Ainda bem que existem historiadores bem intencionados — bem diferentes de mim —, homens que ainda acreditam no gênero Homo, investigadores da realidade nua e crua desse universo em desencanto, seres humanos que, malgrado a corrente da barbárie antropofágica, ainda ousam refazer os caminhos históricos até o ponto em que a mentira surgiu para alterar a narrativa de fatos que já haviam ocorrido.

Mas não sei se, algum dia, conseguiremos evoluir tanto assim. Sempre atribuiremos, em alguma medida, os nossos afetos, ideias e sentimentos aos fatos passados, vendo-os sob a perspectiva atual, a única que conhecemos e vivenciamos. Acho improvável, aos historiadores e aos humanos em geral, dissociarem-se da subjetividade do seu próprio tempo, nem sempre apta a explicar o evento do passado. Contudo, é libertador, para um ser humanos simples, como eu, imaginar que a história deve estar condicionada à subjetividade do tempo em que foi efetivamente vivida, e não aos desígnios e idiossincrasias do presente.

Parabéns aos historiadores desse mundo — apenas aos que não se vendem aos poderosos! —, por lançarem as suas luzes sobre o nosso passado!

Isso me torna muito menos arrogante e muito mais humano. Nós, Homo sapiens sapiens, construímos a história da humanidade num constante movimento, quase pendular, em que saltamos no abismo, algumas vezes descemos à barbárie, para aprender a voar sem temer as relatividades do nosso tempo!

Nenhuma verdade, enfim, é absoluta, mas relativa ao momento histórico em que foi construída. Ainda valerão, amanhã, as minhas verdades de hoje? Só amanhã terei instrumentos para avaliar. As incertezas de hoje já me bastam!

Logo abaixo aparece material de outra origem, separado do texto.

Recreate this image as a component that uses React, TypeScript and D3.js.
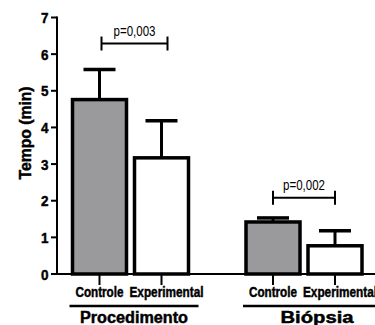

Por isso, só espero que as novas ideias — as que transformam o mundo, depois de serem esmagadas cem vezes pela intolerância — continuem a desfazer, como castelos de areia, as respostas que damos para perguntas que não fizemos.

O ser humano e sua mania de saber tudo... Mas esse é o preço da liberdade de expressão: demos voz aos idiotas e fomos condenados a escutá-los! Caminhamos para o Australopithecus afarensis!... Em breve, estaremos nas árvores...

JorgeAraken Filho, apenas um coletor de palavras perdidas nos ermos do tempo.